Corbyn, meanwhile, began to win grudging praise from the guardians of established opinion for his willingness to coordinate the resistance. Yet this was, precisely, his undoing. Cummings’s plan had always been to win by losing. The point of the parliamentary drama was to reduce Corbyn—whose entire appeal had been based on the fact that he did not look, act, or calculate like a politician—into someone who did exactly that, and to paint the only movement in generations that had genuinely aimed to change the rules of British society as the linchpin of an alliance of professional-managerials united only by their willingness to deploy every legalistic or procedural means possible in order to reverse the results of a popular referendum and keep things exactly as they were.
If the results of the 2019 election mean anything, they reveal an overwhelming rejection of centrism. Particularly instructive here are the fates of the rebels who broke from Corbyn’s Labour to form Change UK, including Chuka Umunna, who was widely billed as Britain’s future answer to Barack Obama. On realizing that there was virtually no support for another centrist party, they ultimately joined the Lib Dems. Though the Lib Dems did increase their share of the overall vote (slightly), doing so largely served to knock out their ostensible Remainer Labour allies in close races. Not one of the defectors managed to win a seat.
Jo Swinson, the Lib Dem candidate for prime minister, who had somehow convinced herself it would be a winning formula for the Lib Dems to run as a single-issue anti-Brexit party while also making clear that under no conditions would they ever form an alliance with Corbyn’s Labour, failed to win her own district and is no longer an MP. Labour lost fifty-four seats to the Tories—fifty-two of them in Leave-voting districts. But, as James Schneider, Corbyn’s director of strategic communications, confirmed when I showed him a draft of this piece, only three (Dennis Skinner, Laura Pidcock, and Laura Smith) were from the radical left of the party.
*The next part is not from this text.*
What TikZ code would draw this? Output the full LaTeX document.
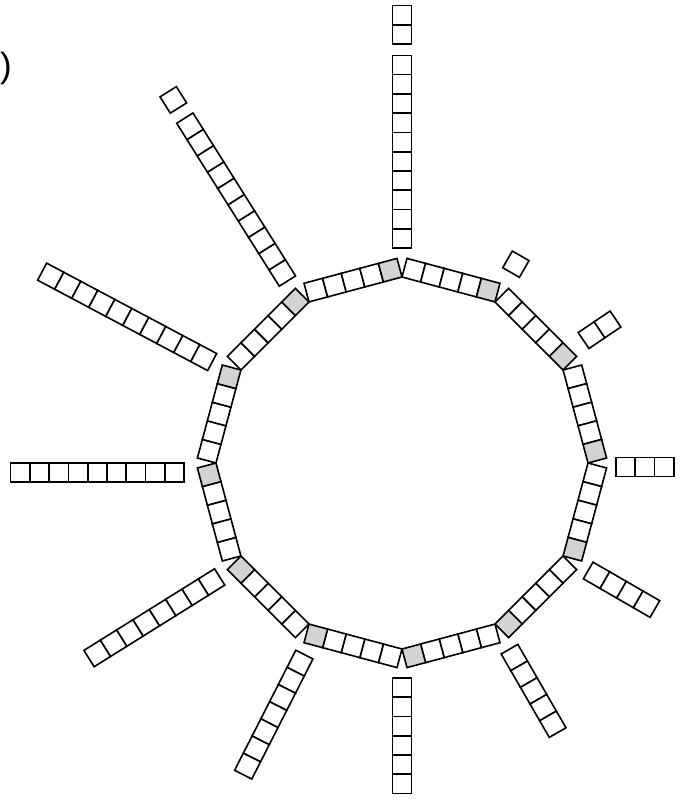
\documentclass[tikz,border=0pt]{standalone}
\usepackage{fontspec}
\setmainfont{Liberation Sans}
\definecolor{ringgray}{HTML}{D3D3D3}
% angle, start distance, number of cells, sideways shift
\newcommand\spokebar[4]{%
  \begin{scope}[rotate=#1-90]
    \foreach \j in {1,...,#3}{
      \draw[sq] ({#4-\s/2},{#2+(\j-1)*\s}) rectangle ++(\s,\s);
    }
  \end{scope}}
\begin{document}
\begin{tikzpicture}[x=1pt,y=1pt,
  sq/.style={draw=black,line width=1.6pt,fill=white,line join=miter},
  gsq/.style={sq,fill=ringgray}]
\useasboundingbox (-402,-338) rectangle (290,463);
\def\R{186}
\pgfmathsetmacro\L{2*\R*sin(15)}
\pgfmathsetmacro\s{\L/5}
\pgfmathsetmacro\a{\R*cos(15)}
% ring of twelve sides, five cells each, last cell (clockwise) gray
\foreach \i in {0,...,11}{
  \pgfmathsetmacro\al{90-30*\i}
  \begin{scope}[rotate=\al-105]
    \foreach \k in {0,...,3}{
      \draw[sq] ({-\L/2+\k*\s},\a) rectangle ++(\s,\s);
    }
    \draw[gsq] ({-\L/2+4*\s},\a) rectangle ++(\s,\s);
  \end{scope}
}
% spokes
\spokebar{90}{215}{10}{0}
\spokebar{90}{419}{2}{0}
\spokebar{60.2}{219.5}{1}{0}
\spokebar{34}{219}{2}{0}
\spokebar{0}{214}{3}{4}
\spokebar{-30}{215}{4}{0}
\spokebar{-60}{215}{5}{0}
\spokebar{-90}{215}{6}{0}
\spokebar{-117}{215}{7}{0}
\spokebar{-148}{215}{8}{0}
\spokebar{180}{218}{9}{-9.5}
\spokebar{152}{215}{10}{0}
\spokebar{122.2}{215}{10}{0}
\spokebar{122.2}{419.5}{1}{0}
\node[font=\fontsize{35}{40}\selectfont, inner sep=0pt, anchor=west] (lbl) at (-402,395) {)};
\end{tikzpicture}
\end{document}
Dozens of “moderates” had, effectively, blown themselves up.
The same, incidentally, is true for the Tories: not one of the purged Remainers who ran for their old seats as independents returned to Parliament.
The center of British politics has become a smoldering pit. The country is now being governed by a hard-right government placed in power by its oldest citizens, in the face of the active hatred of its increasingly socialist-inclined youth. It’s fairly clear that for the Johnson team, Brexit was never anything but an electoral strategy, and that they don’t have the slightest idea how to translate it into economic prosperity. (It is an unacknowledged irony of the current situation that the people most likely to profit from the Brexit process are, precisely, lawyers—and, probably secondarily, accountants. For everyone else, it’s hard to imagine a scenario where they will improve their current situation, and quite easy to imagine Johnson being remembered as one of the most disastrous prime ministers in British history.)
The next few years are likely to be tumultuous. What remains to be seen is whether Labour can fully break from of the trap into which past generations of centrists have placed it: as a party that represents the interests and sensibilities of both carers and administrators at the same time.